This is a user-submitted post by Rachel Wagner.
Animation is my passion so I try to keep a pretty good handle on the major and minor releases that come out each week. However, this week a film called Un Gallo con Muchos Huevos caught me off guard. It is an animated film from Mexico that scored a surprise 8th place in the box office over Labor Day weekend. To my surprise, it was playing at a local theater so I decided to give it a watch. It’s somewhat of a strange film but overall I was mildly entertained by it.
Un Gallo is made by Huevocartoon Producciones and is animated with computer graphics and some 2D added in for dream sequences (a little strange the characters dream in 2D, but it works). The animation is pretty good especially considering its meager $5 million budget. It’s bright and the movements feel natural and pleasant to watch. I’ve certainly seen movies with budgets over $100 million that didn’t look half as nice.
To me, Un Gallo is about the same entertainment value as the recent Minions movie. It’s cute, looks nice, and has a few laughs, but the plot is subpar and there are adult humor moments I could do without. The voice cast for Un Gallo features Mexican stars, like Angelica Vale and Sergio Sendel, who all do a fine job. The music by Zacarías M. de la Riva I also enjoyed.
The film tells the story of a rooster named Toto, who is small and ungainly but has dreams of being a fighter in the cockfights downtown. Evidently cockfights are not illegal in Mexico and these fights draw large crowds with huge cash prizes and bets going to the victor. Toto’s boxing mentor is The Red Rooster, who was once great but left the sport under mysterious circumstances. There is also a new star fighter named Bankivoide.
The main comedic element of the film comes from the anthropomorphic eggs that are evidently popular characters in Mexican animation. It’s never really explained why the eggs don’t crack or hatch, so I guess they stay eggs forever? This point was a little unclear. There is also a piece of animated bacon, which I found very strange.
Through various contrivances, the farm is in jeopardy and the animals decide to enter Red Rooster in the cockfights against Bankivoide. Unfortunately the Godfather Egg doesn’t want Bankivoide to fight Red Rooster, but Toto instead. This leads Toto to seek out a duck that defeated Red Rooster using special tactics. They meet a bunch of rapping ducks including one called Snoop Duck. The mentor duck leaves, but they find his trainer egg and he helps get Toto ready for the big fight.
It’s all very predictable and silly, but just nutty enough to be mildly entertaining.

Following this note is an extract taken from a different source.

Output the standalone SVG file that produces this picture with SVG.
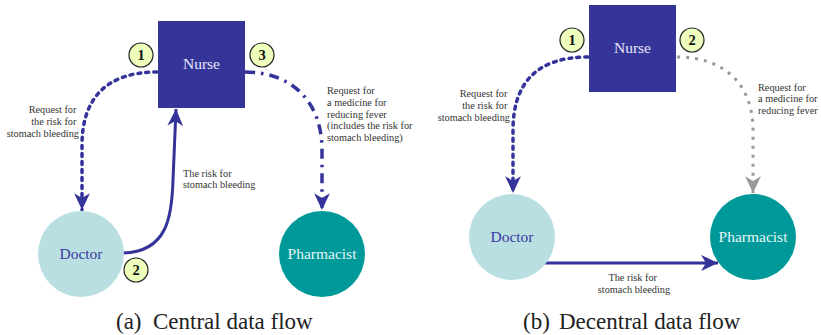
<svg xmlns="http://www.w3.org/2000/svg" width="821" height="335" viewBox="0 0 821 335">
  <style>
    .node-text { font-family: "Liberation Serif", "DejaVu Serif", serif; font-size: 15.5px; text-anchor: middle; dominant-baseline: central; }
    .label { font-family: "Liberation Serif", "DejaVu Serif", serif; font-size: 10.3px; fill: #333; }
    .caption { font-family: "Liberation Serif", "DejaVu Serif", serif; font-size: 23px; fill: #222; }
    .badge circle { fill: #eeffbb; stroke: #222; stroke-width: 1.2; }
    .badge text { font-family: "Liberation Serif", "DejaVu Serif", serif; font-size: 14.5px; font-weight: bold; fill: #111; text-anchor: middle; dominant-baseline: central; }
    .flow { fill: none; stroke: #333399; stroke-width: 3.5; }
    .dotted { stroke-dasharray: 3 5; stroke-linecap: round; }
    .dashdot { stroke-dasharray: 10 6 2.5 6; }
    .solid { stroke-width: 3; }
    .grey { stroke: #999999; stroke-width: 3; stroke-dasharray: 3 6; }
  </style>
  <defs>
    <marker id="head" markerUnits="userSpaceOnUse" markerWidth="20" markerHeight="20" viewBox="-17 -9 19 18" refX="0" refY="0" orient="auto">
      <path d="M0,0 L-16,-7.5 L-11.5,0 L-16,7.5 Z" fill="#333399"/>
    </marker>
    <marker id="head-grey" markerUnits="userSpaceOnUse" markerWidth="20" markerHeight="20" viewBox="-17 -9 19 18" refX="0" refY="0" orient="auto">
      <path d="M0,0 L-16,-7.5 L-11.5,0 L-16,7.5 Z" fill="#999999"/>
    </marker>
  </defs>

  <rect width="821" height="335" fill="#ffffff"/>

  <!-- (a) central data flow -->
  <g id="connectors-a">
    <path class="flow dotted" d="M157,72 C105,72 82,100 82,145 V210" marker-end="url(#head)"/>
    <path class="flow dashdot" d="M245,72 C290,72 322,100 322,150 V210" marker-end="url(#head)"/>
    <path class="flow solid" d="M123,253 C168,252 172,215 173,180 L176,109" marker-end="url(#head)"/>
  </g>

  <g id="nurse-a">
    <rect x="158" y="21" width="87" height="87" fill="#353599"/>
    <text class="node-text" x="201.5" y="63" fill="#e8e8f8">Nurse</text>
  </g>
  <g id="doctor-a">
    <circle cx="81" cy="254" r="43" fill="#b9dfe3"/>
    <text class="node-text" x="81" y="253" fill="#3a3aa0">Doctor</text>
  </g>
  <g id="pharmacist-a">
    <circle cx="322" cy="254" r="43" fill="#009999"/>
    <text class="node-text" x="322" y="253" fill="#e6f6f6">Pharmacist</text>
  </g>

  <g id="badge-a1" class="badge">
    <circle cx="141" cy="55" r="12"/>
    <text x="141" y="55">1</text>
  </g>
  <g id="badge-a2" class="badge">
    <circle cx="136" cy="270" r="12"/>
    <text x="136" y="270">2</text>
  </g>
  <g id="badge-a3" class="badge">
    <circle cx="262" cy="55" r="12"/>
    <text x="262" y="55">3</text>
  </g>

  <g id="labels-a">
    <text class="label" text-anchor="end">
      <tspan x="79" y="113">Request for</tspan>
      <tspan x="79" y="125">the risk for</tspan>
      <tspan x="79" y="137">stomach bleeding</tspan>
    </text>
    <text class="label">
      <tspan x="327" y="94">Request for</tspan>
      <tspan x="327" y="106">a medicine for</tspan>
      <tspan x="327" y="117.5">reducing fever</tspan>
      <tspan x="327" y="129">(includes the risk for</tspan>
      <tspan x="327" y="141">stomach bleeding)</tspan>
    </text>
    <text class="label">
      <tspan x="183" y="177">The risk for</tspan>
      <tspan x="183" y="188">stomach bleeding</tspan>
    </text>
  </g>
  <text class="caption" y="329"><tspan x="116">(a)</tspan><tspan x="153">Central data flow</tspan></text>

  <!-- (b) decentral data flow -->
  <g id="connectors-b">
    <path class="flow dotted" d="M588,57 C535,57 513,85 513,130 V193" marker-end="url(#head)"/>
    <path class="flow grey" d="M677,57 C725,57 753,85 753,130 V193" marker-end="url(#head-grey)"/>
    <path class="flow solid" d="M545,263 H718" marker-end="url(#head)"/>
  </g>

  <g id="nurse-b">
    <rect x="589" y="5" width="87" height="87" fill="#353599"/>
    <text class="node-text" x="632.5" y="47" fill="#e8e8f8">Nurse</text>
  </g>
  <g id="doctor-b">
    <circle cx="512" cy="237" r="43" fill="#b9dfe3"/>
    <text class="node-text" x="512" y="236" fill="#3a3aa0">Doctor</text>
  </g>
  <g id="pharmacist-b">
    <circle cx="753" cy="237" r="43" fill="#009999"/>
    <text class="node-text" x="753" y="236" fill="#e6f6f6">Pharmacist</text>
  </g>

  <g id="badge-b1" class="badge">
    <circle cx="572" cy="40" r="12"/>
    <text x="572" y="40">1</text>
  </g>
  <g id="badge-b2" class="badge">
    <circle cx="692" cy="40" r="12"/>
    <text x="692" y="40">2</text>
  </g>

  <g id="labels-b">
    <text class="label" text-anchor="end">
      <tspan x="510" y="97">Request for</tspan>
      <tspan x="510" y="109">the risk for</tspan>
      <tspan x="510" y="121">stomach bleeding</tspan>
    </text>
    <text class="label">
      <tspan x="758" y="91">Request for</tspan>
      <tspan x="758" y="102">a medicine for</tspan>
      <tspan x="758" y="113.5">reducing fever</tspan>
    </text>
    <text class="label" text-anchor="middle">
      <tspan x="634" y="281">The risk for</tspan>
      <tspan x="634" y="293">stomach bleeding</tspan>
    </text>
  </g>
  <text class="caption" y="329"><tspan x="523">(b)</tspan><tspan x="559">Decentral data flow</tspan></text>
</svg>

I liked Toto as the lead character and found him easy to root for. However, the kids in my audience did not seem to enjoy it and kept having to go in and out and up and down the aisles. (It was a little annoying!)
As a movie fan there were some pretty good in-jokes and references to other movies that made me laugh. I particularly liked the jokes about mob movies and sports movies like Rocky that were weaved into the story. The script isn’t that bad, it’s just in the service of a super corny, played out story.
Unfortunately there are a lot of inappropriate jokes. There is a sexy bird who sings a more than suggestive song about what she wants a rooster to do to her. Then we get jokes about male and female bird anatomy, which are pretty tasteless. Most of that will go over kid’s heads, but I still hated it.
That said, if your kids speak Spanish or are learning Spanish it may be a good experience for them to see a movie in Spanish with English subtitles. Plus, it is an easy way to introduce them to the whole concept of foreign cinema and reading subtitles. If they aren’t old enough to read the subtitles, then the story should be easy enough to understand for them to be engaged.
Like I said, it’s right on the level of Minions. It’s harmless, cute, mildly entertaining animated fair. Nothing more, nothing less. If you have a free afternoon go see it. I’m glad I did.